No importa que tan abatido o arruinado te sientas como lugar donde Dios habite. Él lo declaró, “Tu eres mi hogar. Yo habito en ti.” Y el Espíritu Santo es su reparador, reconstructor. El continuamente está trabajando en la casa. El diablo puede mentirte todo lo que quiera; tu aún eres el hogar de Dios, su morada: “Cristo...sobre su casa, la cual casa somos nosotros, si retenemos firme hasta el fin la confianza y el gloriarnos en la esperanza.” (Hebreos 3.6).

En el Castillo Windsor en Inglaterra, una bandera ondea en el techo cada vez que la reina está en la residencia. Lo mismo sucede en el hogar de nuestro Rey. Isaías lo describe de la siguiente manera: “temerán desde el occidente el nombre de Jehová, y desde el nacimiento del sol su gloria; porque vendrá el enemigo como río, mas el Espíritu de Jehová levantará bandera contra él.” (Isaías 59.19). La bandera de Dios ondea continuamente en nosotros para mostrar que le pertenecemos. Esto es una declaración de su presencia en nosotros y también alerta al enemigo.

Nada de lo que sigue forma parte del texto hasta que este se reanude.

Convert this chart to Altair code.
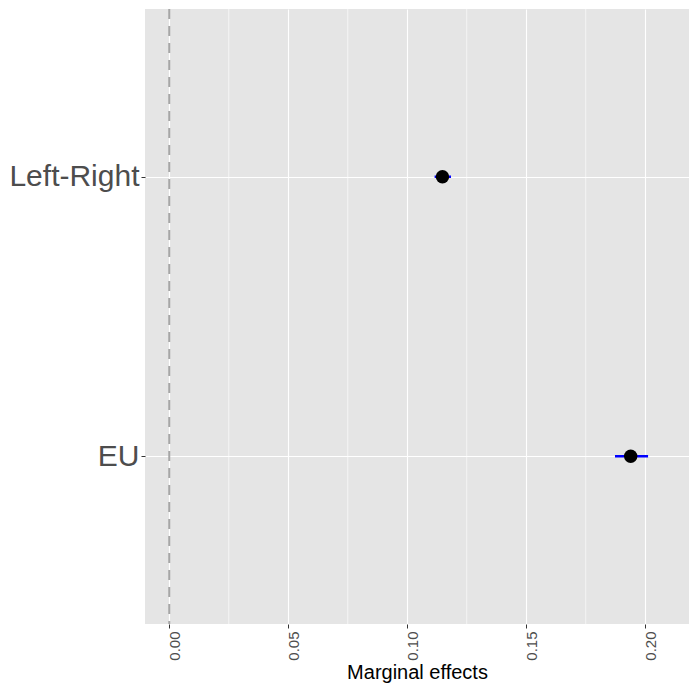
import altair as alt
import pandas as pd

variables = ["Left-Right", "EU"]
estimates = [0.1148, 0.1939]
lower = [0.1115, 0.1873]
upper = [0.1184, 0.2012]
x_ticks = [0.0, 0.05, 0.10, 0.15, 0.20]
minor_breaks = [0.025, 0.075, 0.125, 0.175]
x_domain = [-0.0102, 0.2184]

df = pd.DataFrame({"variable": variables, "estimate": estimates,
                   "lower": lower, "upper": upper})
minor_df = pd.DataFrame({"x": minor_breaks})
zero_df = pd.DataFrame({"x": [0.0]})

FONT = "Liberation Sans"
xscale = alt.Scale(domain=x_domain, nice=False, zero=False)
yscale = alt.Scale(type="point", padding=0.6, domain=variables)

xaxis = alt.Axis(values=x_ticks, format=".2f", labelAngle=270, labelFontSize=15,
                 labelColor="#4d4d4d", labelFont=FONT, tickColor="#333333", tickSize=4,
                 labelOffset=5,
                 domain=False, grid=True, gridColor="white", gridWidth=1.1,
                 title="Marginal effects", titleFontSize=20, titleFontWeight="normal",
                 titleColor="black", titleFont=FONT, titlePadding=2, labelPadding=3)
yaxis = alt.Axis(title=None, labelFontSize=30, labelColor="#4d4d4d", labelFont=FONT,
                 tickColor="#333333", tickSize=4, domain=False, grid=True,
                 gridColor="white", gridWidth=1.1, labelPadding=2)

minor = alt.Chart(minor_df).mark_rule(color="white", strokeWidth=0.6).encode(
    x=alt.X("x:Q", scale=xscale, axis=xaxis)
)

zero = alt.Chart(zero_df).mark_rule(color="#a6a6a6", strokeWidth=2, strokeDash=[10, 7]).encode(
    x=alt.X("x:Q", scale=xscale)
)

bars = alt.Chart(df).mark_rule(color="blue", strokeWidth=2.5).encode(
    x=alt.X("lower:Q", scale=xscale),
    x2="upper:Q",
    y=alt.Y("variable:N", scale=yscale, axis=yaxis, sort=variables),
)

points = alt.Chart(df).mark_circle(color="black", size=180, opacity=1).encode(
    x=alt.X("estimate:Q", scale=xscale),
    y=alt.Y("variable:N", scale=yscale, sort=variables),
)

chart = alt.layer(minor, zero, bars, points).properties(
    width=544, height=615, padding=0
).configure_view(fill="#E5E5E5", stroke=None)

chart.save("out.html", embed_options={"renderer": "svg", "actions": False})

Mi bien amado, nosotros no fuimos llamados a vivir temiendo a Satanás. En vez de eso, fuimos llamados a regocijarnos en el Señor, caminando en confianza y alegría. Dios ha quitado los juicios en nuestra contra y ha puesto su estandarte sobre nosotros declarando; “El Rey está en casa. El habita aquí.”